The German Sinn dimension that is missing: the crisis is also — and perhaps primarily — a directional crisis. Not just "what is significant" but "where am I pointed?"
When direction disappears from the concept of meaning, the question "what is the meaning of my life?" becomes purely cognitive — a question about narrative significance rather than orientation.
The felt quality of being pointed toward something — of life having a direction — is harder to address when the language has no word for it.
✦ Restoration
Meaning is not only significance. Meaning is also direction.
The question is not only: what matters? The question is also: where are you pointed?
These are related but not identical. A person can understand what matters and still be pointed nowhere. A person who is genuinely pointed — oriented toward something real — often has their sense of significance follow from that orientation.
Restoring the directional dimension of meaning opens a different kind of inquiry.
◎ In conversation — ready-to-use sentences
Alltagstaugliche Sätze — direkt verwendbar im Gespräch.

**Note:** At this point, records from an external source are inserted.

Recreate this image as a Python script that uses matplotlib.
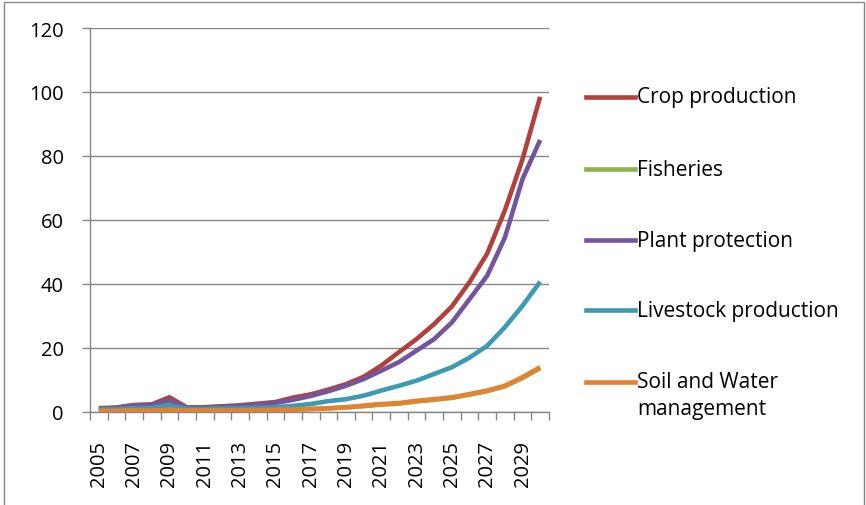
import matplotlib.pyplot as plt
from matplotlib.lines import Line2D
from matplotlib.patches import Rectangle
import numpy as np

plt.rcParams['font.family'] = ['Open Sans', 'DejaVu Sans']

years = list(range(2005, 2031))

crop = [1.2, 1.4, 2.2, 2.4, 4.6, 1.4, 1.5, 1.8, 2.1, 2.6, 3.1, 4.5, 5.5, 7.0,
        8.7, 11.0, 14.5, 18.7, 22.8, 27.5, 33.0, 40.6, 49.5, 63.0, 79.0, 98.5]
fisheries = [0.3, 0.3, 0.4, 0.4, 0.6, 0.4, 0.4, 0.4, 0.4, 0.5, 0.6, 0.7, 0.9, 1.1,
             1.4, 1.8, 2.3, 2.6, 3.3, 3.8, 4.4, 5.4, 6.5, 8.0, 10.6, 13.7]
plant = [1.0, 1.2, 2.0, 2.2, 3.6, 1.3, 1.4, 1.6, 1.9, 2.3, 2.8, 3.8, 5.0, 6.5,
         8.2, 10.3, 12.9, 15.6, 19.2, 22.8, 28.0, 35.3, 42.6, 54.5, 72.8, 85.0]
livestock = [0.9, 0.9, 1.2, 1.3, 2.1, 1.0, 1.0, 1.1, 1.2, 1.3, 1.5, 1.9, 2.5, 3.4,
             4.0, 5.1, 6.7, 8.2, 9.8, 11.9, 14.0, 17.0, 20.7, 26.5, 33.2, 40.7]
soil = [0.4, 0.4, 0.5, 0.5, 0.7, 0.5, 0.5, 0.5, 0.5, 0.6, 0.7, 0.8, 1.0, 1.2,
        1.5, 2.0, 2.5, 2.8, 3.5, 4.0, 4.6, 5.6, 6.7, 8.2, 10.9, 14.0]

series = [
    ("Crop production", crop, "#B0413E"),
    ("Fisheries", fisheries, "#8DB24E"),
    ("Plant protection", plant, "#72559B"),
    ("Livestock production", livestock, "#3C9BB2"),
    ("Soil and Water\nmanagement", soil, "#E58232"),
]

W, H = 866, 506
FS = 14.5
fig = plt.figure(figsize=(W / 100, H / 100), dpi=100)
ax = fig.add_axes([90 / W, 1 - 413 / H, 459 / W, 384 / H])

grid_col = "#868686"
x = np.arange(len(years))
for name, vals, col in series:
    ax.plot(x, vals, color=col, lw=3.3, solid_capstyle="butt", zorder=3)

ax.set_xlim(-0.5, len(years) - 0.5)
ax.set_ylim(0, 120)
ax.set_yticks(range(0, 121, 20))
ax.yaxis.grid(True, color=grid_col, lw=1)
ax.set_axisbelow(True)

# category boundaries carry the tick marks, labels sit at every other category
ax.set_xticks(np.arange(-0.5, len(years), 1))
ax.set_xticklabels([])
ax.set_xticks(x[::2], minor=True)
ax.set_xticklabels([str(y) for y in years[::2]], minor=True, rotation=90)
ax.tick_params(axis="x", which="major", length=6, color=grid_col, width=1)
ax.tick_params(axis="x", which="minor", length=0, pad=20, labelsize=FS)
ax.tick_params(axis="y", length=6, color=grid_col, width=1, pad=13, labelsize=FS)

for side in ("top", "right"):
    ax.spines[side].set_visible(False)
for side in ("left", "bottom"):
    ax.spines[side].set_color(grid_col)
    ax.spines[side].set_linewidth(1)

# legend drawn at fixed pixel rows on the figure
legend_y = [98, 170, 241, 311, 383]
for (name, vals, col), py in zip(series, legend_y):
    fy = 1 - py / H
    fig.add_artist(Line2D([586 / W, 635 / W], [fy, fy], color=col, lw=3.3,
                          transform=fig.transFigure))
    lines = name.split("\n")
    for i, line in enumerate(lines):
        fig.text(637 / W, 1 - (py + 27 * i) / H, line, fontsize=15,
                 va="center", ha="left")

fig.add_artist(Rectangle((4 / W, -0.05), 860 / W, 1.05 - 2.5 / H, fill=False,
                         edgecolor=grid_col, lw=1, transform=fig.transFigure))

fig.savefig("out.png", dpi=100)
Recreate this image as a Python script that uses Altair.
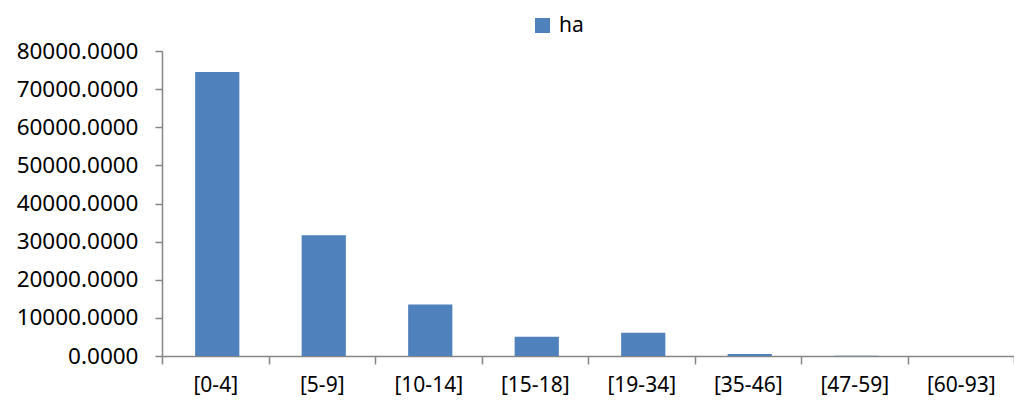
import altair as alt
import pandas as pd

categories = ["[0-4]", "[5-9]", "[10-14]", "[15-18]", "[19-34]", "[35-46]", "[47-59]", "[60-93]"]
values = [74500, 31700, 13500, 5050, 6100, 500, 60, 20]
series_name = "ha"
y_ticks = [0, 10000, 20000, 30000, 40000, 50000, 60000, 70000, 80000]

df = pd.DataFrame({"cat": categories, "val": values, "series": [series_name] * len(categories)})

FONT = "Noto Sans"
AXIS_COLOR = "#868686"

chart = alt.Chart(df).mark_bar(width=alt.RelativeBandSize(0.415), xOffset=2).encode(
    x=alt.X(
        "cat:N",
        sort=categories,
        scale=alt.Scale(paddingInner=0, paddingOuter=0),
        axis=alt.Axis(
            title=None,
            labelAngle=0,
            tickBand="extent",
            tickSize=8,
            labelPadding=10,
            labelFont=FONT,
            labelFontSize=21,
            labelColor="#000000",
            domainColor=AXIS_COLOR,
            tickColor=AXIS_COLOR,
            domainWidth=1.5,
            tickWidth=1.5,
            grid=False,
        ),
    ),
    y=alt.Y(
        "val:Q",
        scale=alt.Scale(domain=[0, 80000], nice=False),
        axis=alt.Axis(
            title=None,
            values=y_ticks,
            format=".4f",
            tickSize=7,
            labelPadding=17,
            labelFont=FONT,
            labelFontSize=22.5,
            labelColor="#000000",
            domainColor=AXIS_COLOR,
            tickColor=AXIS_COLOR,
            domainWidth=1.5,
            tickWidth=1.5,
            grid=False,
        ),
    ),
    color=alt.Color(
        "series:N",
        scale=alt.Scale(range=["#4F81BD"]),
        legend=alt.Legend(
            title=None,
            orient="none",
            legendX=370,
            legendY=-36,
            symbolType="square",
            symbolSize=225,
            symbolStrokeWidth=0,
            labelFont=FONT,
            labelFontSize=21,
            labelColor="#000000",
            labelOffset=6,
            labelLimit=200,
        ),
    ),
).properties(
    width=852,
    height=305,
    autosize=alt.AutoSizeParams(type="none"),
    padding={"left": 154, "top": 43, "right": 0, "bottom": 41},
).configure(background="#ffffff").configure_view(strokeWidth=0, stroke=None)

chart.save("out.html", embed_options={"renderer": "svg", "actions": False})
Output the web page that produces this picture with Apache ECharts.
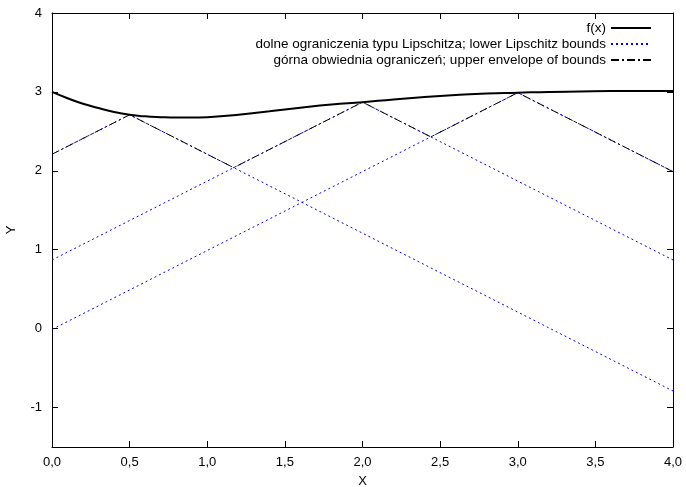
<!DOCTYPE html>
<html>
<head>
<meta charset="utf-8">
<script src="https://cdn.jsdelivr.net/npm/echarts@6/dist/echarts.min.js"></script>
<style>
  html, body { margin: 0; padding: 0; background: #fff; }
  #main { width: 686px; height: 487px; }
</style>
</head>
<body>
<div id="main"></div>
<script>
// f(x)
var fX = [0, 0.1, 0.2, 0.3, 0.4, 0.5, 0.6, 0.7, 0.8, 0.9, 1.0, 1.2, 1.4, 1.6, 1.8, 2.0, 2.2, 2.4, 2.6, 2.8, 3.0, 3.2, 3.4, 3.6, 3.8, 4.0];
var fY = [3.00, 2.92, 2.85, 2.795, 2.745, 2.71, 2.69, 2.68, 2.675, 2.675, 2.68, 2.71, 2.755, 2.80, 2.84, 2.87, 2.905, 2.935, 2.96, 2.98, 2.99, 3.0, 3.005, 3.01, 3.01, 3.01];

// lower Lipschitz bounds (cones), each [x, y] vertex list
var cone1 = [[0, 2.21], [0.5, 2.71], [4, -0.79]];
var cone2 = [[0, 0.87], [2, 2.87], [4, 0.87]];
var cone3 = [[0, -0.01], [3, 2.99], [4, 1.99]];

// upper envelope of the bounds
var envelope = [[0, 2.21], [0.5, 2.71], [1.17, 2.04], [2, 2.87], [2.44, 2.43], [3, 2.99], [4, 1.99]];

var yTicks = [-1, 0, 1, 2, 3, 4];

var nameF = 'f(x)';
var nameLower = 'dolne ograniczenia typu Lipschitza; lower Lipschitz bounds';
var nameUpper = 'górna obwiednia ograniczeń; upper envelope of bounds';

var fData = fX.map(function (x, i) { return [x, fY[i]]; });

var font = 'Liberation Sans, Arial, sans-serif';
var myChart = echarts.init(document.getElementById('main'));

var lowerStyle = { color: '#0000ff', width: 1, type: [2, 3] };
var borderLine = { onZero: false, lineStyle: { color: '#000', width: 1 } };

var option = {
    animation: false,
    grid: { left: 52, right: 13, top: 13, bottom: 40, outerBoundsMode: 'none' },
    legend: {
        orient: 'vertical',
        right: 29,
        top: 16,
        align: 'right',
        itemGap: 2,
        itemWidth: 40,
        itemHeight: 13,
        itemStyle: { opacity: 0 },
        textStyle: { fontFamily: font, fontSize: 13.5, color: '#000' },
        data: [nameF, nameLower, nameUpper]
    },
    xAxis: [{
        type: 'value',
        min: 0,
        max: 4,
        interval: 0.5,
        name: 'X',
        nameLocation: 'middle',
        nameGap: 28,
        nameTextStyle: { fontFamily: font, fontSize: 13, color: '#000' },
        axisLine: borderLine,
        axisTick: { inside: true, length: 6, lineStyle: { color: '#000' } },
        axisLabel: {
            fontFamily: font, fontSize: 13, color: '#000', margin: 9,
            formatter: function (v) { return v.toFixed(1).replace('.', ','); }
        },
        splitLine: { show: false }
    }, {
        type: 'value',
        position: 'top',
        min: 0,
        max: 4,
        interval: 0.5,
        axisLine: borderLine,
        axisTick: { inside: true, length: 6, lineStyle: { color: '#000' } },
        axisLabel: { show: false },
        splitLine: { show: false }
    }],
    yAxis: [{
        type: 'value',
        min: -1.5,
        max: 4,
        name: 'Y',
        nameLocation: 'middle',
        nameGap: 34,
        nameTextStyle: { fontFamily: font, fontSize: 13, color: '#000' },
        axisLine: borderLine,
        axisTick: { inside: true, length: 6, customValues: yTicks, lineStyle: { color: '#000' } },
        axisLabel: { fontFamily: font, fontSize: 13, color: '#000', margin: 10, customValues: yTicks },
        splitLine: { show: false }
    }, {
        type: 'value',
        position: 'right',
        min: -1.5,
        max: 4,
        axisLine: { show: true, onZero: false, lineStyle: { color: '#000', width: 1 } },
        axisTick: { show: true, inside: true, length: 6, customValues: yTicks, lineStyle: { color: '#000' } },
        axisLabel: { show: false },
        splitLine: { show: false }
    }],
    series: [
        {
            name: nameLower, type: 'line', data: cone1, symbol: 'none',
            lineStyle: lowerStyle, itemStyle: { color: '#0000ff' }
        },
        {
            name: nameLower, type: 'line', data: cone2, symbol: 'none',
            lineStyle: lowerStyle, itemStyle: { color: '#0000ff' }
        },
        {
            name: nameLower, type: 'line', data: cone3, symbol: 'none',
            lineStyle: lowerStyle, itemStyle: { color: '#0000ff' }
        },
        {
            name: nameUpper, type: 'line', data: envelope, symbol: 'none',
            lineStyle: { color: '#000', width: 1, type: [8, 3, 2, 3] },
            itemStyle: { color: '#000' }
        },
        {
            name: nameF, type: 'line', data: fData, symbol: 'none', smooth: true,
            lineStyle: { color: '#000', width: 2 },
            itemStyle: { color: '#000' }
        }
    ]
};

myChart.setOption(option);
</script>
</body>
</html>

Klick zum Kopieren.
- "When a meaning crisis is treated as intellectual: The German word for meaning also means direction. The question isn't only 'what matters?' — it's also 'where are you pointed?'"
- "When meaning is presented as something to find: The orientation dimension of Sinn suggests meaning is more like a compass bearing than a hidden object. You don't find it — you align with it."
- "When someone asks 'what is the meaning of life?': In German, you could also ask: 'where is life's direction?' That's a different question — and often more answerable."